Nâdiya singles chronology
| "J'ai confiance en toi" (2002) | "Parle-moi" (2004) | "Et c'est parti..." (2004) |

Alternative covers
- Promo single cover, using the album cover

Alternative cover
- CD single 2 cover

Music video
- "Parle-moi" on YouTube

= Parle-moi (Nâdiya song) =

"Parle-moi" (Talk to Me) is a song recorded by the French contemporary R&B singer Nâdiya, featured on her second studio album 16/9. Written by Géraldine Delacoux, Thierry Gronfier and produced by the latter, the track served as the first single off the album, released on CD on March 26, 2004 in France. The song was Nâdiya's best-selling single in France up to mid-2006, when the song lost its status to "Roc", which sold over 250,000 copies of the single.

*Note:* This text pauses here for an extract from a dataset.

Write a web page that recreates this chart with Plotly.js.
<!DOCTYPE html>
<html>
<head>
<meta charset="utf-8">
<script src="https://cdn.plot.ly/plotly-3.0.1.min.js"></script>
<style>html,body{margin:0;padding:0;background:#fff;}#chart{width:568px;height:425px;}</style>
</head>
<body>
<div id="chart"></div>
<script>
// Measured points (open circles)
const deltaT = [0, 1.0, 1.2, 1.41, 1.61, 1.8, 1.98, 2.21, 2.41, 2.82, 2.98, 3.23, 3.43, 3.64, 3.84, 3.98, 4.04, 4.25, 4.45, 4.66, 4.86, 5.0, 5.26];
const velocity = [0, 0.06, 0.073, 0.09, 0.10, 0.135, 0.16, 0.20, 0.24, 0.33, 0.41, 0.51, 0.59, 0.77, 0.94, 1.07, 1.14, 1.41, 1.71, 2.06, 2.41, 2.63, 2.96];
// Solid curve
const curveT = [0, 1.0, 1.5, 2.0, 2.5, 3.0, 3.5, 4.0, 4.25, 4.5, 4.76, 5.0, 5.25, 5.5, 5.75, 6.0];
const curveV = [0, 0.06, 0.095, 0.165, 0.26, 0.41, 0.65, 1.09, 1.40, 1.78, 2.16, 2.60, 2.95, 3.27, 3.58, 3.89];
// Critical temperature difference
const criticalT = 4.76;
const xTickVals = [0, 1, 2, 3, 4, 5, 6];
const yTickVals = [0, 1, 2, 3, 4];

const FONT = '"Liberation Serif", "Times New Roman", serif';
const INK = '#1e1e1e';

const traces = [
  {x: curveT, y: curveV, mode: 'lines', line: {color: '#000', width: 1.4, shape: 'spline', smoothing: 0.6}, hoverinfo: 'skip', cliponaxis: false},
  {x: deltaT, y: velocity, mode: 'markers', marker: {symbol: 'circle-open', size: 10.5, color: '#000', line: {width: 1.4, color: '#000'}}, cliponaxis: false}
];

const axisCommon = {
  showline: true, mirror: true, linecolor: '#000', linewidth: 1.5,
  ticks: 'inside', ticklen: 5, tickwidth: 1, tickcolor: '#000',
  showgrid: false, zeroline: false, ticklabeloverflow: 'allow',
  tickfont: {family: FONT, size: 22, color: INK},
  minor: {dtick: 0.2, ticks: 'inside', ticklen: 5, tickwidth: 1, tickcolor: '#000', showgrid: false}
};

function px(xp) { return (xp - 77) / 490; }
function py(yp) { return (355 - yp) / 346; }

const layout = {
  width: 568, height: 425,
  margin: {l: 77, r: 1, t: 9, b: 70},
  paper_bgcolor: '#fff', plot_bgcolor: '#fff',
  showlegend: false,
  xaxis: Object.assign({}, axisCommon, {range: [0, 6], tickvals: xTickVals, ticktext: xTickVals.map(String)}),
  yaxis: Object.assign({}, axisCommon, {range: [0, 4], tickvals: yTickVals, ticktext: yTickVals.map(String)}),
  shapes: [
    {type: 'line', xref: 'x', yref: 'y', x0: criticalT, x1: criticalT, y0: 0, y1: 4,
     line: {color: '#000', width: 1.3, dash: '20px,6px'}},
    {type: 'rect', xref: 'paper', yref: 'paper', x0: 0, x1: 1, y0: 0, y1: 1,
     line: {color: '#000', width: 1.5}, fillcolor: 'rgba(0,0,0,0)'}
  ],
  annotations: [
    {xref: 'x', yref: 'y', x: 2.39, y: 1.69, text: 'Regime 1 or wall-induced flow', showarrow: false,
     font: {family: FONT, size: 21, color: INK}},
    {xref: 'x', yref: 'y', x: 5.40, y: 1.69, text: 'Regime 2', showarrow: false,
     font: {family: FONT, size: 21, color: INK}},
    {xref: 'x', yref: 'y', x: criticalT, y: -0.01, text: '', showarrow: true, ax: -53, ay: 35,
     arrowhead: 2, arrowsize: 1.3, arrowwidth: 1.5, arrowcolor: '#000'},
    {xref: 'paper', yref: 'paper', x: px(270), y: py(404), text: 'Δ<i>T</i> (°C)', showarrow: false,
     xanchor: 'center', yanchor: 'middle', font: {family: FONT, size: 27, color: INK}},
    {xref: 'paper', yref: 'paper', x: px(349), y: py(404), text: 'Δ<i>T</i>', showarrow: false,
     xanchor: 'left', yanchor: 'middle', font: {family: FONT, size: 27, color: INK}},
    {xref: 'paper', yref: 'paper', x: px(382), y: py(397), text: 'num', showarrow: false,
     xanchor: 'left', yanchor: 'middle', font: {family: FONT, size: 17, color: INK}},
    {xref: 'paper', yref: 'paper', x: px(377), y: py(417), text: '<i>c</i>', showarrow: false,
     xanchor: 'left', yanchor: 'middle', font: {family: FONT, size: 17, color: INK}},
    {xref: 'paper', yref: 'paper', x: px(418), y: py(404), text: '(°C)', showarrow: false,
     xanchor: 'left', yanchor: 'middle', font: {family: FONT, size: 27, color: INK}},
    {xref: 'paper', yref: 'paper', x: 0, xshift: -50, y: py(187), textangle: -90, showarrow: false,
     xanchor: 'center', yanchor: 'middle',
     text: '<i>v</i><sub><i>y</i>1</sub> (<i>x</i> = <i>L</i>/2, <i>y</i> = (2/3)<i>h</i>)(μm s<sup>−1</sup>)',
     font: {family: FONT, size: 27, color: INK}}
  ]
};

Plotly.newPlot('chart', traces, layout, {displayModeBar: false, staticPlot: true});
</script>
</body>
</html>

==Formats and track listings==
- Promo single
1. "Parle-moi" (radio edit) — 4:06

- CD single
2. "Parle-moi" (radio edit) — 4:05
3. "Signes" — 3:36
4. "Parle-moi" (instrumental) — 4:06
5. "Parle-moi" (video)

- 7" maxi single
A-side:
1. "Parle-moi" (tek mix)
2. "Parle-moi" (a capella)
B-side:
1. "Parle-moi" (album version) — 3:36
2. "Parle-moi" (instrumental) — 4:04

==Remixes and official versions==
- Album version — 4:05
- Radio edit — 4:05
- Instrumental — 4:04
- Karaoke version — 4:04
- 6Mondini remix — 5:00
- Extended version — 5:08
- Tek mix
- A capella

==Reception==
The song was received with overall positive reactions. A Fnac music store reviewer called the song "devilish catchy".

==Chart performance==
The song made its first appearance in the French charts on March 21, 2004, one week before its official physical release, debuting at number 79 (#70). The next week, the single made one of the biggest jumps in the history of the chart, moving seventy-seven (77) places up to the second place (#2), where it eventually also peaked. The song remained in the top ten for 9 weeks, 5 more weeks in the top 20 and a total of 24 weeks in the chart. A silver certification followed a months after its release by Syndicat National de l'Édition Phonographique (SNEP), the French music certifier, for selling over 100,000 copies. The single peaked at number twenty-two (#22) in the 2004 French Singles year end chart.

In Switzerland, "Parle-moi" was Nâdiya's best-selling and best-performing single (up to the release of 2008's "Tired of Being Sorry (Laisse le destin l'emporter)" duet with Enrique Iglesias). The debuted at number eighteen (#18), to peak at number eleven (#11) in its fifth week charting. It remained eight weeks in the top 20 and a total of 17 weeks in the top 50.

===Weekly charts===

| Chart (2004–2005) | Peak position |
|---|---|
| Belgian (Flemish) ultratip (Bubbling under) | 8 |
| Belgian (Wallonia) Singles Chart | 2 |
| French SNEP Singles Chart | 2 |
| Polish Airplay Chart | 1 |
| Swiss Singles Chart | 11 |

===Year-end charts===

| Chart (2004) | Position |
|---|---|
| Belgian (Wallonia) Singles Chart | 7 |
| French Airplay Chart | 69 |
| French Club Chart | 39 |
| French Singles Chart | 22 |
| French TV Videos Chart | 33 |
| Swiss Singles Chart | 54 |

===Certifications===

Certifications for "Parle-moi"
| Region | Certification | Certified units/sales |
| Belgium (BRMA) | Gold | 25,000^{*} |
| France (SNEP) | Silver | 125,000^{*} |
^{*} Sales figures based on certification alone.